◆ **EXERCISE GOAL**:
Retype the lines beneath this one, from the first through the line containing "arc[start angle=#5, end". Pictures are left out.

START RECORDED INFORMATION

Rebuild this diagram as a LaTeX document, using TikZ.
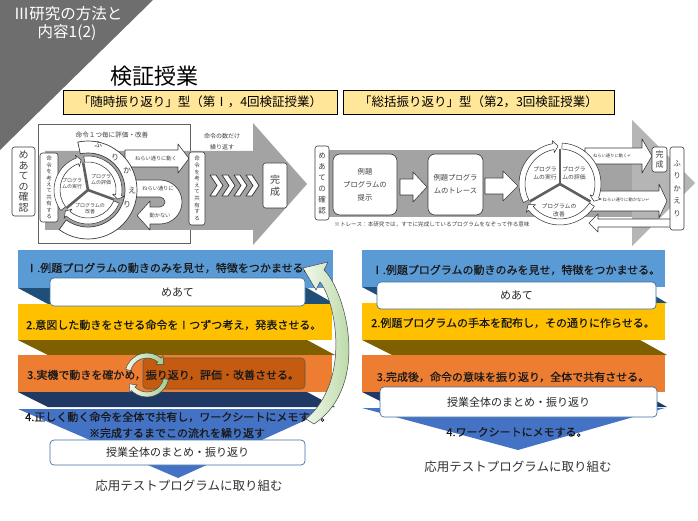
\documentclass[tikz,border=0pt]{standalone}
\usepackage{fontspec}
\setmainfont{Noto Sans CJK JP}
\newfontfamily\symfont{DejaVu Sans}
\newfontfamily\medfont{Noto Sans CJK JP}[FakeBold=0.6]
\usetikzlibrary{calc}

\definecolor{bannergray}{HTML}{6E6E6E}
\definecolor{figgray}{HTML}{A3A3A3}
\definecolor{figgraylt}{HTML}{B5B5B5}
\definecolor{figline}{HTML}{3A3A3A}
\definecolor{figtext}{HTML}{404040}
\definecolor{ylab}{HTML}{FFE699}
\definecolor{sblue}{HTML}{5B9BD5}
\definecolor{sdblue}{HTML}{1F4E79}
\definecolor{syellow}{HTML}{FFC000}
\definecolor{sbrown}{HTML}{7F6000}
\definecolor{sorange}{HTML}{ED7D31}
\definecolor{sdorange}{HTML}{C55A11}
\definecolor{snavy}{HTML}{203864}
\definecolor{sblueb}{HTML}{4472C4}
\definecolor{boxline}{HTML}{41719C}
\definecolor{gA}{HTML}{F2F8EC}
\definecolor{gB}{HTML}{A3CC88}

% clockwise ring segment with an arrow head at its end
% #1 style, #2 inner radius, #3 outer radius, #4 start angle, #5 end angle, #6 tip angle
\newcommand\ringseg[6]{%
  \path[#1] (#4:#3) arc[start angle=#4, end angle=#5, radius=#3]
    -- (#5:{#3+3}) -- (#6:{(#2+#3)/2}) -- (#5:{#2-3}) -- (#5:#2)
    arc[start angle=#5, end angle=#4, radius=#2] -- cycle;}

\begin{document}
\begin{tikzpicture}[x=1pt,y=-1pt,
  figbox/.style={draw=figline, fill=white, line width=0.6pt, rounded corners=2.5pt,
    inner sep=0pt, align=center, text=figtext},
  barrow/.style={draw=figline, fill=white, line width=0.6pt, line join=round},
  ringst/.style={draw=figline, fill=white, line width=0.55pt, line join=round},
  spoke/.style={line width=2.6pt, draw=gray!75!black},
  figtxt/.style={text=figtext, inner sep=0pt, align=center},
  stktxt/.style={font=\medfont\fontsize{11}{13}\selectfont, text=black!90, inner sep=0pt},
  wbox/.style={draw=boxline, fill=white, rounded corners=4pt, line width=0.7pt,
    inner sep=0pt, font=\fontsize{11}{13}\selectfont, text=black!85},
  ylabel/.style={draw=black, fill=ylab, line width=0.8pt, inner sep=0pt,
    minimum height=24pt, font=\fontsize{12.5}{14}\selectfont},
  garrow/.style={draw=gray!55!black, line width=0.5pt, left color=gA, right color=gB},
]
\useasboundingbox (0,0) rectangle (698,521);
\fill[white] (0,0) rectangle (698,521);

% ---------- corner banner and headings ----------
\fill[bannergray] (0,0) -- (153,0) -- (0,150) -- cycle;
\node[font=\fontsize{15.5}{17}\selectfont, text=white, inner sep=0pt] (ban1) at (68,14) {Ⅲ研究の方法と};
\node[font=\fontsize{15.5}{17}\selectfont, text=white, inner sep=0pt] (ban2) at (67,33) {内容1(2)};
\node[font=\fontsize{22}{24}\selectfont, inner sep=0pt] (title) at (154,76) {検証授業};
\node[ylabel, minimum width=274pt] (labL) at (200,102) {「随時振り返り」型（第Ⅰ，4回検証授業）};
\node[ylabel, minimum width=271pt] (labR) at (478.5,102) {「総括振り返り」型（第2，3回検証授業）};

% ---------- left figure: step-by-step reflection ----------
\node[draw=figline!80, fill=white, line width=0.5pt, minimum width=152pt,
  minimum height=119pt, inner sep=0pt] (frameL) at (114,183.5) {};
\fill[figgray] (45,151) -- (253,151) -- (253,123) -- (307,184) -- (253,245)
  -- (253,230) -- (45,230) -- cycle;
\node[figtxt, font=\fontsize{6.6}{8}\selectfont] (evalL) at (112,135) {命令１つ毎に評価・改善};
\node[figtxt, font=\fontsize{6}{11}\selectfont] (repL) at (222,142) {命令の数だけ\\繰り返す};

\node[figbox, minimum width=23pt, minimum height=69pt,
  font=\fontsize{10}{10.6}\selectfont] (goalL) at (23.5,181.5) {め\\あ\\て\\の\\確\\認};
\node[figbox, minimum width=18pt, minimum height=69pt,
  font=\fontsize{5.5}{6.4}\selectfont] (shareL1) at (49,187.5) {命\\令\\を\\考\\え\\て\\共\\有\\す\\る};

% arrow: works as intended
\path[barrow] (125,150) -- (178,150) -- (178,144) -- (189,158.5) -- (178,173)
  -- (178,167) -- (125,167) -- cycle;
\node[figtxt, font=\fontsize{5.2}{6}\selectfont] (okL) at (156,159) {ねらい通りに動く};
% U-turn arrow: does not work as intended
\begin{scope}[shift={(160,202)}, y=1pt]
\path[barrow] (-32,22) -- (0,22) arc[start angle=90, end angle=-90, radius=22]
  -- (-10,-22) -- (-10,-28) -- (-23,-13.5) -- (-10,1) -- (-10,-5) -- (0,-5)
  arc[start angle=-90, end angle=90, radius=5] -- (-32,5) -- cycle;
\end{scope}
\node[figtxt, font=\fontsize{5.2}{6}\selectfont] (ngL1) at (158,189) {ねらい通りに};
\node[figtxt, font=\fontsize{5.2}{6}\selectfont] (ngL2) at (160,216) {動かない};

% cycle run / evaluate / improve
\begin{scope}[shift={(88,190)}, y=1pt]
\fill[white] (0,0) circle[radius=28];
\ringseg{ringst}{28}{34}{217}{110}{103}
\ringseg{ringst}{28}{34}{97}{-10}{-17}
\ringseg{ringst}{28}{34}{-23}{-130}{-137}
\draw[spoke] (0,0) -- (100:28);
\draw[spoke] (0,0) -- (-20:28);
\draw[spoke] (0,0) -- (220:28);
\path[ringst, line width=0.7pt] (102:49) arc[start angle=102, end angle=-126, radius=49]
  -- (-126:37) arc[start angle=-126, end angle=102, radius=37] -- cycle;
\end{scope}
\node[figtxt, font=\fontsize{5}{6}\selectfont] (runL) at (72,184) {プログラ\\ムの実行};
\node[figtxt, font=\fontsize{5}{6}\selectfont] (evL) at (101,180) {プログラ\\ムの評価};
\node[figtxt, font=\fontsize{5}{6}\selectfont] (impL) at (90,209) {プログラムの\\改善};
\node[figtxt, font=\fontsize{8}{9}\selectfont] (fr1) at (98,145) {ふ};
\node[figtxt, font=\fontsize{8}{9}\selectfont] (fr2) at (115,158) {り};
\node[figtxt, font=\fontsize{8}{9}\selectfont] (fr3) at (127,170) {か};
\node[figtxt, font=\fontsize{8}{9}\selectfont] (fr4) at (132,191) {え};
\node[figtxt, font=\fontsize{8}{9}\selectfont] (fr5) at (127,205) {り};

\node[figbox, minimum width=16pt, minimum height=73pt,
  font=\fontsize{5.5}{6.6}\selectfont] (shareL2) at (197,188.5) {命\\令\\を\\考\\え\\て\\共\\有\\す\\る};
\foreach \cx in {210,222,234,246}
  \path[barrow, line width=0.8pt] (\cx,175) -- ({\cx+6},175) -- ({\cx+13},185.5)
    -- ({\cx+6},196) -- (\cx,196) -- ({\cx+7},185.5) -- cycle;
\node[figbox, minimum width=24pt, minimum height=45pt,
  font=\fontsize{10}{12}\selectfont] (doneL) at (275,185.5) {完\\成};

% ---------- right figure: summary reflection ----------
\fill[figgray] (318,150) rectangle (632,217);
\fill[figgraylt] (632,120) -- (695,183) -- (632,246) -- cycle;
\node[figbox, minimum width=14pt, minimum height=74pt,
  font=\fontsize{7.5}{11}\selectfont] (goalR) at (322,183) {め\\あ\\て\\の\\確\\認};
\node[figbox, rounded corners=7pt, minimum width=64pt, minimum height=61pt,
  font=\fontsize{7.3}{13}\selectfont] (showR) at (365,184.5) {例題\\プログラムの\\提示};
\node[figbox, rounded corners=7pt, minimum width=55pt, minimum height=61pt,
  font=\fontsize{7.3}{13}\selectfont] (traceR) at (455.5,184.5) {例題プログラ\\ムのトレース};
\path[barrow] (400,179) -- (413,179) -- (413,172) -- (427,187) -- (413,202)
  -- (413,195) -- (400,195) -- cycle;
\path[barrow] (485,178) -- (503,178) -- (503,171) -- (518,186) -- (503,201)
  -- (503,194) -- (485,194) -- cycle;

\path[barrow] (585,148) -- (642,148) -- (642,139) -- (652,156) -- (642,173)
  -- (642,164) -- (585,164) -- cycle;
\node[figtxt, font=\fontsize{4.3}{5}\selectfont] (okR) at (612,156) {ねらい通りに動く{\symfont ↵}};
\path[barrow] (590,191) -- (659,191) -- (659,184) -- (667,201) -- (659,218)
  -- (659,211) -- (590,211) -- cycle;
\node[figtxt, font=\fontsize{4.3}{5}\selectfont] (ngR) at (626,200) {ねらい通りに動かない{\symfont ↵}};
\path[barrow] (671,219) -- (598,219) -- (598,214) -- (589,223) -- (598,232)
  -- (598,227) -- (671,227) -- cycle;

\begin{scope}[shift={(560,184)}, y=1pt]
\fill[white] (0,0) circle[radius=35];
\ringseg{ringst}{35}{41}{207}{100}{93}
\ringseg{ringst}{35}{41}{87}{-20}{-27}
\ringseg{ringst}{35}{41}{-33}{-140}{-147}
\draw[spoke] (0,0) -- (90:35);
\draw[spoke] (0,0) -- (-30:35);
\draw[spoke] (0,0) -- (210:35);
\end{scope}
\node[figtxt, font=\fontsize{5.8}{8}\selectfont] (runR) at (545,173) {プログラ\\ムの実行};
\node[figtxt, font=\fontsize{5.8}{8}\selectfont] (evR) at (574,173) {プログラ\\ムの評価};
\node[figtxt, font=\fontsize{5.8}{8}\selectfont] (impR) at (559,210) {プログラムの\\改善};

\node[figbox, minimum width=15pt, minimum height=25pt,
  font=\fontsize{8}{10}\selectfont] (doneR) at (659.5,159.5) {完\\成};
\node[figbox, minimum width=14pt, minimum height=83pt,
  font=\fontsize{7.5}{12.5}\selectfont] (lookR) at (677,188.5) {ふ\\り\\か\\え\\り};
\node[figtxt, font=\fontsize{5.6}{7}\selectfont] (noteR) at (432,224) {※トレース：本研究では，すでに完成しているプログラムをなぞって作る意味};

% ---------- left stack ----------
\fill[sblue] (18,250) rectangle (333,288);
\fill[sdblue] (18,288) -- (307,288) -- (335,304) -- (48,304) -- cycle;
\fill[syellow] (18,304) rectangle (332,340);
\fill[sbrown] (18,340) -- (307,340) -- (335,355) -- (48,355) -- cycle;
\fill[sorange] (18,355) rectangle (332,392);
\fill[snavy] (18,392) -- (307,392) -- (335,407) -- (48,407) -- cycle;
\fill[sblueb] (18,409) -- (330,409) -- (178,478) -- cycle;

\node[stktxt, anchor=west] (l1) at (26,268) {Ⅰ.例題プログラムの動きのみを見せ，特徴をつかませる。};
\node[wbox, minimum width=255pt, minimum height=28pt] (goalS) at (177.5,292) {めあて};
\node[stktxt, anchor=west] (l2) at (26,325) {2.意図した動きをさせる命令をⅠつずつ考え，発表させる。};
\node[draw=gray!70!black, fill=sdorange, rounded corners=4pt, line width=0.6pt,
  minimum width=162pt, minimum height=31pt, inner sep=0pt] (refl) at (224,373.5) {};
\node[stktxt, anchor=west] (l3) at (27,375) {3.実機で動きを確かめ，振り返り，評価・改善させる。};
\node[stktxt, anchor=west] (l4) at (25,417) {4.正しく動く命令を全体で共有し，ワークシートにメモする。};
\node[stktxt] (l4b) at (177,433) {※完成するまでこの流れを繰り返す};
\node[wbox, minimum width=255pt, minimum height=25pt] (sumL) at (177.5,452.5) {授業全体のまとめ・振り返り};
\node[font=\fontsize{12.5}{14}\selectfont, text=black!80, inner sep=0pt] (appL) at (189,486) {応用テストプログラムに取り組む};

% small loop arrows around "check and reflect"
\begin{scope}[shift={(147,375)}, y=1pt]
\ringseg{garrow}{17}{22}{165}{50}{32}
\ringseg{garrow}{17}{22}{-12}{-135}{-153}
\end{scope}

% large return arrow from step 4 back to step 1
\path[garrow] (303,268) -- (328,262) -- (324,270) .. controls (345,290) and (372,385) .. (314,424)
  -- (306,419) .. controls (352,380) and (335,300) .. (320,282) -- (316,290) -- cycle;

% ---------- right stack ----------
\fill[sblue] (362,250) rectangle (665,287);
\fill[sdblue] (362,287) -- (640,287) -- (667,303) -- (392,303) -- cycle;
\fill[syellow] (362,303) rectangle (665,340);
\fill[sbrown] (362,340) -- (640,340) -- (667,355) -- (392,355) -- cycle;
\fill[sorange] (362,355) rectangle (665,392);
\fill[snavy] (362,392) -- (640,392) -- (667,407) -- (392,407) -- cycle;
\fill[sblueb] (362,408) -- (665,408) -- (518,450) -- cycle;

\node[stktxt] (r1) at (516,270) {Ⅰ.例題プログラムの動きのみを見せ，特徴をつかませる。};
\node[wbox, minimum width=279pt, minimum height=27pt] (goalS2) at (516.5,295.5) {めあて};
\node[stktxt] (r2) at (513,323) {2.例題プログラムの手本を配布し，その通りに作らせる。};
\node[stktxt] (r3) at (513,377) {3.完成後，命令の意味を振り返り，全体で共有させる。};
\node[wbox, minimum width=277pt, minimum height=30pt] (sumR) at (518.5,402) {授業全体のまとめ・振り返り};
\node[stktxt] (r4) at (517,432) {4.ワークシートにメモする。};
\node[font=\fontsize{12.5}{14}\selectfont, text=black!80, inner sep=0pt] (appR) at (518,467) {応用テストプログラムに取り組む};
\end{tikzpicture}
\end{document}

END RECORDED INFORMATION

◆ **ANSWER FOR THIS EXERCISE**:
Rebuild this diagram as a LaTeX document, using TikZ.
\documentclass[tikz,border=0pt]{standalone}
\usepackage{fontspec}
\setmainfont{Noto Sans CJK JP}
\newfontfamily\symfont{DejaVu Sans}
\newfontfamily\medfont{Noto Sans CJK JP}[FakeBold=0.6]
\usetikzlibrary{calc}

\definecolor{bannergray}{HTML}{6E6E6E}
\definecolor{figgray}{HTML}{A3A3A3}
\definecolor{figgraylt}{HTML}{B5B5B5}
\definecolor{figline}{HTML}{3A3A3A}
\definecolor{figtext}{HTML}{404040}
\definecolor{ylab}{HTML}{FFE699}
\definecolor{sblue}{HTML}{5B9BD5}
\definecolor{sdblue}{HTML}{1F4E79}
\definecolor{syellow}{HTML}{FFC000}
\definecolor{sbrown}{HTML}{7F6000}
\definecolor{sorange}{HTML}{ED7D31}
\definecolor{sdorange}{HTML}{C55A11}
\definecolor{snavy}{HTML}{203864}
\definecolor{sblueb}{HTML}{4472C4}
\definecolor{boxline}{HTML}{41719C}
\definecolor{gA}{HTML}{F2F8EC}
\definecolor{gB}{HTML}{A3CC88}

% clockwise ring segment with an arrow head at its end
% #1 style, #2 inner radius, #3 outer radius, #4 start angle, #5 end angle, #6 tip angle
\newcommand\ringseg[6]{%
  \path[#1] (#4:#3) arc[start angle=#4, end angle=#5, radius=#3]
    -- (#5:{#3+3}) -- (#6:{(#2+#3)/2}) -- (#5:{#2-3}) -- (#5:#2)
    arc[start angle=#5, end angle=#4, radius=#2] -- cycle;}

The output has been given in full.